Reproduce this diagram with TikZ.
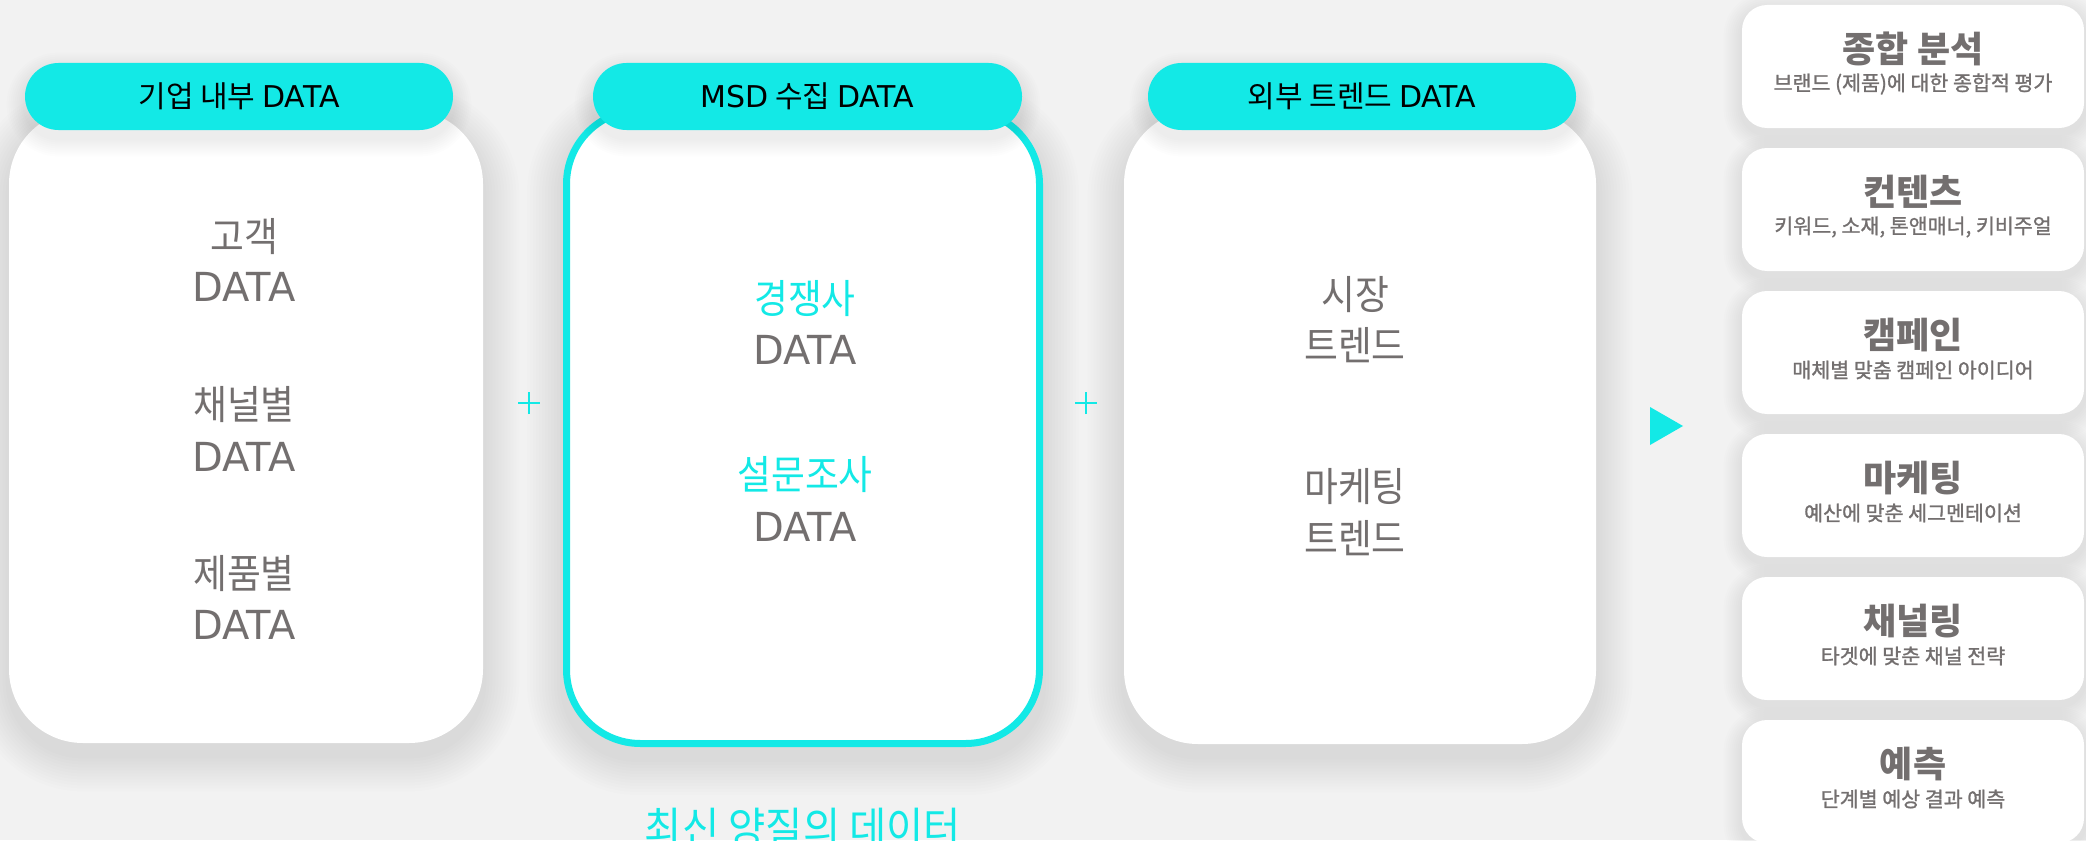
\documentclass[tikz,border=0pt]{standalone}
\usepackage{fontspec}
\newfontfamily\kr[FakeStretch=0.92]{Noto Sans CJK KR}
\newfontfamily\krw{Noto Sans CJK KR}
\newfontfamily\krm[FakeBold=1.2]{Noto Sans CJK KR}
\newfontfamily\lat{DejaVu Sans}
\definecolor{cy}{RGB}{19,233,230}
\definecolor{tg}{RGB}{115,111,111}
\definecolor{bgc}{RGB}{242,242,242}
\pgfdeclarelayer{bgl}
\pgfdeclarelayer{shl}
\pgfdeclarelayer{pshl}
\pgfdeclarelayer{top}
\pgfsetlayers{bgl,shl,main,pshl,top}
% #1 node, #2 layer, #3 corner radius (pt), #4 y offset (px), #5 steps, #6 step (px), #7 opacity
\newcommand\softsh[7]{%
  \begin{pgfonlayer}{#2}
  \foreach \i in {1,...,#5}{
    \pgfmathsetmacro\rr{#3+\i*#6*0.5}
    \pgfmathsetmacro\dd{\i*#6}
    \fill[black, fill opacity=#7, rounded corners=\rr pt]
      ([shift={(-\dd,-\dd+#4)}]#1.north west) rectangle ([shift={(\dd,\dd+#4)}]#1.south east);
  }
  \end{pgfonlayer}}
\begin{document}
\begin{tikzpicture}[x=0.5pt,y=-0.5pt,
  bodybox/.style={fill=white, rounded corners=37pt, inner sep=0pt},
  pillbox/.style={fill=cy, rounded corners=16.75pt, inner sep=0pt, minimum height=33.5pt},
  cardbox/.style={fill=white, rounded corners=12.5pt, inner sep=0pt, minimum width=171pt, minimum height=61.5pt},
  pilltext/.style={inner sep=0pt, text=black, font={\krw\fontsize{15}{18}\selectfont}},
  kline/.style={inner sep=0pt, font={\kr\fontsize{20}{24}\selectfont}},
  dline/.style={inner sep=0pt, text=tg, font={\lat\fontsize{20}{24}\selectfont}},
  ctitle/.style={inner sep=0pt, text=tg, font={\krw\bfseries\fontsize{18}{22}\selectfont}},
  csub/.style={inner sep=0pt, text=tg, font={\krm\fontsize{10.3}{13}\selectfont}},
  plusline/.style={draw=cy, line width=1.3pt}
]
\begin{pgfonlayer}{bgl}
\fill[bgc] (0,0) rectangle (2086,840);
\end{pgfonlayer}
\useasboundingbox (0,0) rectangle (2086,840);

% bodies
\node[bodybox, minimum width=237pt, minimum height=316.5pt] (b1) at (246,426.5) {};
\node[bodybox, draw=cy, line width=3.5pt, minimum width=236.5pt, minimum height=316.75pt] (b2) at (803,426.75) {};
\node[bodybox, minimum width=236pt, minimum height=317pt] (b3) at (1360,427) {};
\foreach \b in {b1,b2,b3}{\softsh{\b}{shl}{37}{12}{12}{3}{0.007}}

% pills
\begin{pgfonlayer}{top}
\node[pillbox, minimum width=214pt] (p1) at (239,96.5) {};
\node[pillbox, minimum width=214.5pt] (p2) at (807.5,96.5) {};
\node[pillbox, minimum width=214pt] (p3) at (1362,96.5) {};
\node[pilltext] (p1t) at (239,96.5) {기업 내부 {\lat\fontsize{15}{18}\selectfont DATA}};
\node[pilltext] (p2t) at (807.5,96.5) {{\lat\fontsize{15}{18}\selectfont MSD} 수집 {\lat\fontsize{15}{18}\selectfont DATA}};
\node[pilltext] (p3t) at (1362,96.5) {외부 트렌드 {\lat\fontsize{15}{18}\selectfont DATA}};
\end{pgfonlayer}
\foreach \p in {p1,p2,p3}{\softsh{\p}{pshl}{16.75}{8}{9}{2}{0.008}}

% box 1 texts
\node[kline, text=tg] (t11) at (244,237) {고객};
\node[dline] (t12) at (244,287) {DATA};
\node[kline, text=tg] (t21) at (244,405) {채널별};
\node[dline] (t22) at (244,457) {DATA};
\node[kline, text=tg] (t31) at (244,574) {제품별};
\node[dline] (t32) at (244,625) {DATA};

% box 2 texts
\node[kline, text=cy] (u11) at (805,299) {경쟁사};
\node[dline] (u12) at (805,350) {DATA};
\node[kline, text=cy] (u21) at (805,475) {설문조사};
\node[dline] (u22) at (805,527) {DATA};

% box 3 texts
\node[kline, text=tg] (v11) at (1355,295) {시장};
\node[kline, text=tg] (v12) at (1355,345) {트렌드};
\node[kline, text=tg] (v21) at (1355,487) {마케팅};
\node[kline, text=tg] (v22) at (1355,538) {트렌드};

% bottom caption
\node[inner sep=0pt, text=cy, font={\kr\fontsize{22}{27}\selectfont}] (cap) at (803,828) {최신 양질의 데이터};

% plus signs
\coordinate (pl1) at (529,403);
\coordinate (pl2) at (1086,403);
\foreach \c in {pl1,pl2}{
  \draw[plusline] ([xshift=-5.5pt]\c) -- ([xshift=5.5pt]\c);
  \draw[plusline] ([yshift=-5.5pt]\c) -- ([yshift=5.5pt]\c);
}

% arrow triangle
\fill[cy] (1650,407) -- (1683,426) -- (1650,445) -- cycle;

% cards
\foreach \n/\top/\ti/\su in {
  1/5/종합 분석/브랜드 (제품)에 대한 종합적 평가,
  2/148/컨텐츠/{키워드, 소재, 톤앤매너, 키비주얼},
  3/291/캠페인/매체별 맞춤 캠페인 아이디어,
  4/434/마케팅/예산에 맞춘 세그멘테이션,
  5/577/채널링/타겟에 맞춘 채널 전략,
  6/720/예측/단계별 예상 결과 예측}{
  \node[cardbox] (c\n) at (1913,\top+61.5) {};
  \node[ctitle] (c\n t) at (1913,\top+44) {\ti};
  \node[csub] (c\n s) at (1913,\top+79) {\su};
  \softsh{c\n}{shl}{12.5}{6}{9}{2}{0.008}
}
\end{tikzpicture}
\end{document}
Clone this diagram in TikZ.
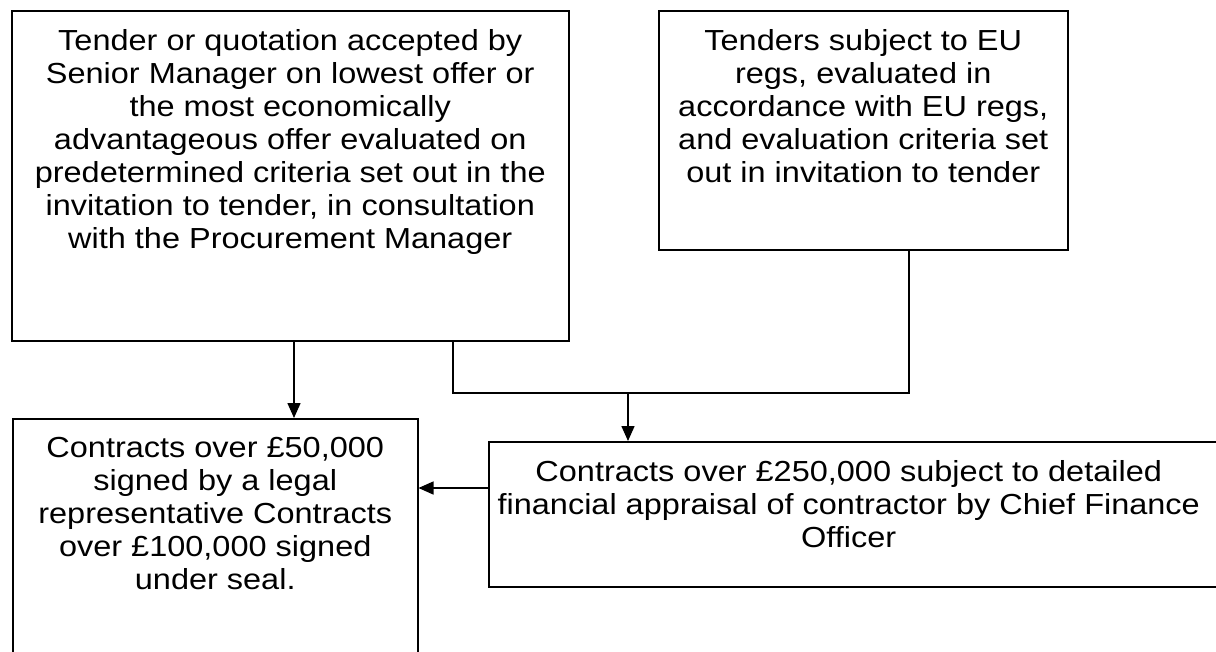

● What you will do:
Retype the whole listing, keeping every line identical and omitting all pictures.

● Exercise solution:
Reproduce this diagram with TikZ.
\documentclass[tikz,border=0pt]{standalone}
\usepackage{fontspec}
\newfontfamily\kr[FakeStretch=0.92]{Noto Sans CJK KR}
\newfontfamily\krw{Noto Sans CJK KR}
\newfontfamily\krm[FakeBold=1.2]{Noto Sans CJK KR}
\newfontfamily\lat{DejaVu Sans}
\definecolor{cy}{RGB}{19,233,230}
\definecolor{tg}{RGB}{115,111,111}
\definecolor{bgc}{RGB}{242,242,242}
\pgfdeclarelayer{bgl}
\pgfdeclarelayer{shl}
\pgfdeclarelayer{pshl}
\pgfdeclarelayer{top}
\pgfsetlayers{bgl,shl,main,pshl,top}
% #1 node, #2 layer, #3 corner radius (pt), #4 y offset (px), #5 steps, #6 step (px), #7 opacity
\newcommand\softsh[7]{%
  \begin{pgfonlayer}{#2}
  \foreach \i in {1,...,#5}{
    \pgfmathsetmacro\rr{#3+\i*#6*0.5}
    \pgfmathsetmacro\dd{\i*#6}
    \fill[black, fill opacity=#7, rounded corners=\rr pt]
      ([shift={(-\dd,-\dd+#4)}]#1.north west) rectangle ([shift={(\dd,\dd+#4)}]#1.south east);
  }
  \end{pgfonlayer}}
\begin{document}
\begin{tikzpicture}[x=0.5pt,y=-0.5pt,
  bodybox/.style={fill=white, rounded corners=37pt, inner sep=0pt},
  pillbox/.style={fill=cy, rounded corners=16.75pt, inner sep=0pt, minimum height=33.5pt},
  cardbox/.style={fill=white, rounded corners=12.5pt, inner sep=0pt, minimum width=171pt, minimum height=61.5pt},
  pilltext/.style={inner sep=0pt, text=black, font={\krw\fontsize{15}{18}\selectfont}},
  kline/.style={inner sep=0pt, font={\kr\fontsize{20}{24}\selectfont}},
  dline/.style={inner sep=0pt, text=tg, font={\lat\fontsize{20}{24}\selectfont}},
  ctitle/.style={inner sep=0pt, text=tg, font={\krw\bfseries\fontsize{18}{22}\selectfont}},
  csub/.style={inner sep=0pt, text=tg, font={\krm\fontsize{10.3}{13}\selectfont}},
  plusline/.style={draw=cy, line width=1.3pt}
]
\begin{pgfonlayer}{bgl}
\fill[bgc] (0,0) rectangle (2086,840);
\end{pgfonlayer}
\useasboundingbox (0,0) rectangle (2086,840);

% bodies
\node[bodybox, minimum width=237pt, minimum height=316.5pt] (b1) at (246,426.5) {};
\node[bodybox, draw=cy, line width=3.5pt, minimum width=236.5pt, minimum height=316.75pt] (b2) at (803,426.75) {};
\node[bodybox, minimum width=236pt, minimum height=317pt] (b3) at (1360,427) {};
\foreach \b in {b1,b2,b3}{\softsh{\b}{shl}{37}{12}{12}{3}{0.007}}

% pills
\begin{pgfonlayer}{top}
\node[pillbox, minimum width=214pt] (p1) at (239,96.5) {};
\node[pillbox, minimum width=214.5pt] (p2) at (807.5,96.5) {};
\node[pillbox, minimum width=214pt] (p3) at (1362,96.5) {};
\node[pilltext] (p1t) at (239,96.5) {기업 내부 {\lat\fontsize{15}{18}\selectfont DATA}};
\node[pilltext] (p2t) at (807.5,96.5) {{\lat\fontsize{15}{18}\selectfont MSD} 수집 {\lat\fontsize{15}{18}\selectfont DATA}};
\node[pilltext] (p3t) at (1362,96.5) {외부 트렌드 {\lat\fontsize{15}{18}\selectfont DATA}};
\end{pgfonlayer}
\foreach \p in {p1,p2,p3}{\softsh{\p}{pshl}{16.75}{8}{9}{2}{0.008}}

% box 1 texts
\node[kline, text=tg] (t11) at (244,237) {고객};
\node[dline] (t12) at (244,287) {DATA};
\node[kline, text=tg] (t21) at (244,405) {채널별};
\node[dline] (t22) at (244,457) {DATA};
\node[kline, text=tg] (t31) at (244,574) {제품별};
\node[dline] (t32) at (244,625) {DATA};

% box 2 texts
\node[kline, text=cy] (u11) at (805,299) {경쟁사};
\node[dline] (u12) at (805,350) {DATA};
\node[kline, text=cy] (u21) at (805,475) {설문조사};
\node[dline] (u22) at (805,527) {DATA};

% box 3 texts
\node[kline, text=tg] (v11) at (1355,295) {시장};
\node[kline, text=tg] (v12) at (1355,345) {트렌드};
\node[kline, text=tg] (v21) at (1355,487) {마케팅};
\node[kline, text=tg] (v22) at (1355,538) {트렌드};

% bottom caption
\node[inner sep=0pt, text=cy, font={\kr\fontsize{22}{27}\selectfont}] (cap) at (803,828) {최신 양질의 데이터};

% plus signs
\coordinate (pl1) at (529,403);
\coordinate (pl2) at (1086,403);
\foreach \c in {pl1,pl2}{
  \draw[plusline] ([xshift=-5.5pt]\c) -- ([xshift=5.5pt]\c);
  \draw[plusline] ([yshift=-5.5pt]\c) -- ([yshift=5.5pt]\c);
}

% arrow triangle
\fill[cy] (1650,407) -- (1683,426) -- (1650,445) -- cycle;

% cards
\foreach \n/\top/\ti/\su in {
  1/5/종합 분석/브랜드 (제품)에 대한 종합적 평가,
  2/148/컨텐츠/{키워드, 소재, 톤앤매너, 키비주얼},
  3/291/캠페인/매체별 맞춤 캠페인 아이디어,
  4/434/마케팅/예산에 맞춘 세그멘테이션,
  5/577/채널링/타겟에 맞춘 채널 전략,
  6/720/예측/단계별 예상 결과 예측}{
  \node[cardbox] (c\n) at (1913,\top+61.5) {};
  \node[ctitle] (c\n t) at (1913,\top+44) {\ti};
  \node[csub] (c\n s) at (1913,\top+79) {\su};
  \softsh{c\n}{shl}{12.5}{6}{9}{2}{0.008}
}
\end{tikzpicture}
\end{document}
Clone this diagram in TikZ.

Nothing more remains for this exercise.